Why not just protest …? ABRA Settlement Agreements are, as the name implies, a set of compromises between, in this case, an ANC and a liquor license applicant. An ANC can only vote to support an application or to protest it. ANC6B votes to protest either because it feels it has a case it can make before the ABC Board to obtain more than the applicant is willing to offer or in order to have more time to negotiate with the applicant. The ABC Board is the only entity that can compel a license holder to take any specific action and the Board tends to dislike any language that doesn’t seem enforceable by its investigators. Nor, in my view, would the Board ever force an establishment to install equipment that exceeds city codes or any specific technology that meets code. So, we would have had a weak protest case especially over an establishment without any prior history of bad behavior. The Hill Center knows that its reputation will be affected by Bayou Bakery operations and, thus, it will be a major force in assuring those operations don’t negatively impact itself or other neighbors.

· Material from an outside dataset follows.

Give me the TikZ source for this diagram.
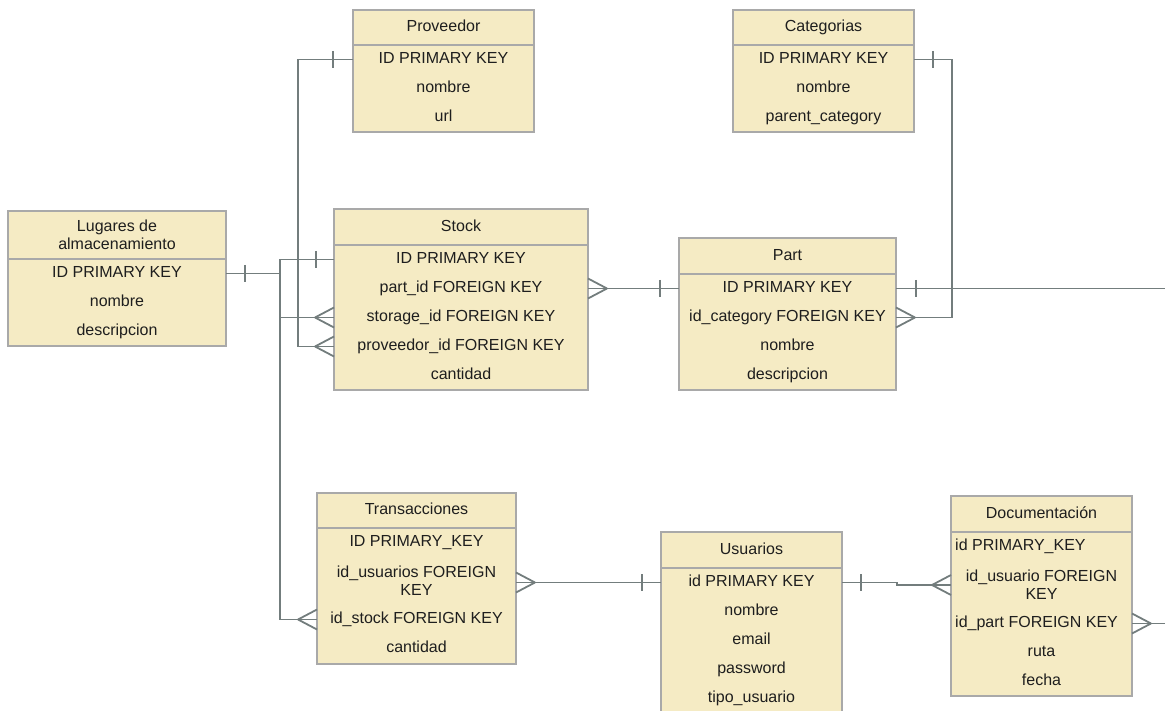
\documentclass[tikz,border=0pt]{standalone}
\usepackage{fontspec}
\setmainfont{Liberation Sans}
\usetikzlibrary{calc}

\definecolor{cellfill}{HTML}{F5EBC4}
\definecolor{cellline}{HTML}{A9A9A9}
\definecolor{linkline}{HTML}{737D7D}
\definecolor{ink}{HTML}{1E1E1E}

\tikzset{
  tbl/.style={draw=cellline, fill=cellfill, line width=1.5pt, inner sep=0pt, outer sep=0pt},
  row/.style={inner sep=0pt, text=ink, font=\fontsize{16pt}{18pt}\selectfont,
              text height=12pt, text depth=3.6pt},
  row2/.style={inner sep=0pt, text=ink, font=\fontsize{16pt}{18pt}\selectfont, align=center},
  conn/.style={draw=linkline, line width=1.8pt},
  % many-side marker opening towards a table on the right / left
  crowW/.pic={\draw[conn] (-19,0) -- (0,-10) (-19,0) -- (0,10);},
  crowE/.pic={\draw[conn] (19,0) -- (0,-10) (19,0) -- (0,10);},
  % one-side marker
  onebar/.pic={\draw[conn] (0,-8.5) -- (0,8.5);}
}

\begin{document}
\begin{tikzpicture}[x=1pt, y=-1pt]
\useasboundingbox (0,0) rectangle (1165,711);
\clip (0,0) rectangle (1165,711);

% ---------- Proveedor ----------
\node[tbl, minimum width=181pt, minimum height=122pt] (prov) at (443.5,71) {};
\node[tbl, row, minimum width=181pt, minimum height=35pt, anchor=north] (prov-h) at (prov.north) {Proveedor};
\node[row] (prov-id)  at (443.5,59.5)  {ID PRIMARY KEY};
\node[row] (prov-nom) at (443.5,88.5)  {nombre};
\node[row] (prov-url) at (443.5,117.5) {url};

% ---------- Categorias ----------
\node[tbl, minimum width=181pt, minimum height=122pt] (cat) at (823.5,71) {};
\node[tbl, row, minimum width=181pt, minimum height=35pt, anchor=north] (cat-h) at (cat.north) {Categorias};
\node[row] (cat-id)  at (823.5,59.5)  {ID PRIMARY KEY};
\node[row] (cat-nom) at (823.5,88.5)  {nombre};
\node[row] (cat-par) at (823.5,117.5) {parent\_category};

% ---------- Lugares de almacenamiento ----------
\node[tbl, minimum width=218pt, minimum height=135pt] (lug) at (117,278.5) {};
\node[tbl, row2, minimum width=218pt, minimum height=48pt, anchor=north] (lug-h) at (lug.north) {Lugares de\\almacenamiento};
\node[row] (lug-id)   at (117,273.5) {ID PRIMARY KEY};
\node[row] (lug-nom)  at (117,302.5) {nombre};
\node[row] (lug-desc) at (117,331.5) {descripcion};

% ---------- Stock ----------
\node[tbl, minimum width=254pt, minimum height=181pt] (stock) at (461,299.5) {};
\node[tbl, row, minimum width=254pt, minimum height=36pt, anchor=north] (stock-h) at (stock.north) {Stock};
\node[row] (stk-id)   at (461,259.5) {ID PRIMARY KEY};
\node[row] (stk-part) at (461,288.5) {part\_id FOREIGN KEY};
\node[row] (stk-stor) at (461,317.5) {storage\_id FOREIGN KEY};
\node[row] (stk-prov) at (461,346.5) {proveedor\_id FOREIGN KEY};
\node[row] (stk-cant) at (461,375.5) {cantidad};

% ---------- Part ----------
\node[tbl, minimum width=217pt, minimum height=152pt] (part) at (787.5,314) {};
\node[tbl, row, minimum width=217pt, minimum height=36pt, anchor=north] (part-h) at (part.north) {Part};
\node[row] (part-id)   at (787.5,288.5) {ID PRIMARY KEY};
\node[row] (part-cat)  at (787.5,317.5) {id\_category FOREIGN KEY};
\node[row] (part-nom)  at (787.5,346.5) {nombre};
\node[row] (part-desc) at (787.5,375.5) {descripcion};

% ---------- Transacciones ----------
\node[tbl, minimum width=199pt, minimum height=171pt] (tra) at (416.5,578.5) {};
\node[tbl, row, minimum width=199pt, minimum height=35pt, anchor=north] (tra-h) at (tra.north) {Transacciones};
\node[row]  (tra-id)    at (416.5,542.5) {ID PRIMARY\_KEY};
\node[row2] (tra-usu)   at (416.5,581)   {id\_usuarios FOREIGN\\KEY};
\node[row]  (tra-stock) at (416.5,619.5) {id\_stock FOREIGN KEY};
\node[row]  (tra-cant)  at (416.5,648.5) {cantidad};

% ---------- Usuarios ----------
\node[tbl, minimum width=181pt, minimum height=193pt] (usu) at (751.5,628.5) {};
\node[tbl, row, minimum width=181pt, minimum height=36pt, anchor=north] (usu-h) at (usu.north) {Usuarios};
\node[row] (usu-id)   at (751.5,582.5) {id PRIMARY KEY};
\node[row] (usu-nom)  at (751.5,611.5) {nombre};
\node[row] (usu-mail) at (751.5,640.5) {email};
\node[row] (usu-pass) at (751.5,669.5) {password};
\node[row] (usu-tipo) at (751.5,698.5) {tipo\_usuario};

% ---------- Documentación ----------
\node[tbl, minimum width=181pt, minimum height=200pt] (doc) at (1041.5,596) {};
\node[tbl, row, minimum width=181pt, minimum height=36pt, anchor=north] (doc-h) at (doc.north) {Documentación};
\node[row, anchor=west] (doc-id)   at (955,546.5)   {id PRIMARY\_KEY};
\node[row2]             (doc-usu)  at (1041.5,585)  {id\_usuario FOREIGN\\KEY};
\node[row, anchor=west] (doc-part) at (955,623.5)   {id\_part FOREIGN KEY};
\node[row]              (doc-ruta) at (1041.5,652.5) {ruta};
\node[row]              (doc-fecha) at (1041.5,681.5) {fecha};

% ---------- Relationships ----------
% Proveedor 1 -- n Stock.proveedor_id
\draw[conn] (prov.west |- prov-id) -- ++(-55,0) |- (stock.west |- stk-prov);
\pic at ($(prov.west |- prov-id)+(-20,0)$) {onebar};
\pic at (stock.west |- stk-prov) {crowW};

% Lugares 1 -- n Stock.storage_id
\draw[conn] (lug.east |- lug-id) -- ++(54,0) |- (stock.west |- stk-stor);
\pic at ($(lug.east |- lug-id)+(19,0)$) {onebar};
\pic at (stock.west |- stk-stor) {crowW};

% Stock 1 -- n Transacciones.id_stock
\draw[conn] (stock.west |- stk-id) -- ++(-54,0) |- (tra.west |- tra-stock);
\pic at ($(stock.west |- stk-id)+(-18,0)$) {onebar};
\pic at (tra.west |- tra-stock) {crowW};

% Part 1 -- n Stock.part_id
\draw[conn] (stock.east |- stk-part) -- (part.west |- part-id);
\pic at ($(part.west |- part-id)+(-19,0)$) {onebar};
\pic at (stock.east |- stk-part) {crowE};

% Categorias 1 -- n Part.id_category
\draw[conn] (cat.east |- cat-id) -- ++(38,0) |- (part.east |- part-cat);
\pic at ($(cat.east |- cat-id)+(19,0)$) {onebar};
\pic at (part.east |- part-cat) {crowE};

% Part 1 -- n Documentación.id_part
\draw[conn] (part.east |- part-id) -- ++(300,0) |- (doc.east |- doc-part);
\pic at ($(part.east |- part-id)+(20,0)$) {onebar};
\pic at (doc.east |- doc-part) {crowE};

% Usuarios 1 -- n Transacciones.id_usuarios
\draw[conn] (tra.east |- usu-id) -- (usu.west |- usu-id);
\pic at ($(usu.west |- usu-id)+(-19,0)$) {onebar};
\pic at (tra.east |- usu-id) {crowE};

% Usuarios 1 -- n Documentación.id_usuario
\draw[conn] (usu.east |- usu-id) -- ++(55,0) |- (doc.west |- doc-usu);
\pic at ($(usu.east |- usu-id)+(19,0)$) {onebar};
\pic at (doc.west |- doc-usu) {crowW};

\end{tikzpicture}
\end{document}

Delay the ANC decision? The ANC had to vote on November 12 on this case. Not voting would have allowed the applicant to obtain the license with conditions in the application. The only way to delay, then, would be to vote to protest. The delay requested by the community was based on the idea that technology would be found that served the applicant’s needs and would fit inside the building. There was no guarantee this could happen and, if not, the ANC would have been in the position of actually protesting the application. And, I repeat, we had a weak case.
Part of my motion to support the SA included language about continuing a dialog among the community, Hill Center, Bayou Bakery, and the ANC. I haven’t yet figured out how to structure this conversation and am very open to suggestions. The Hill Center called me the day after our meeting; we discussed SA commitments and ways in which the Center can upgrade its trash handling and storage in anticipation of the future addition of food wastes from Bayou Bakery. Of note, this trash system is not hidden away in an alley like those on Barracks Row but is literally next to the main entrance of the Center.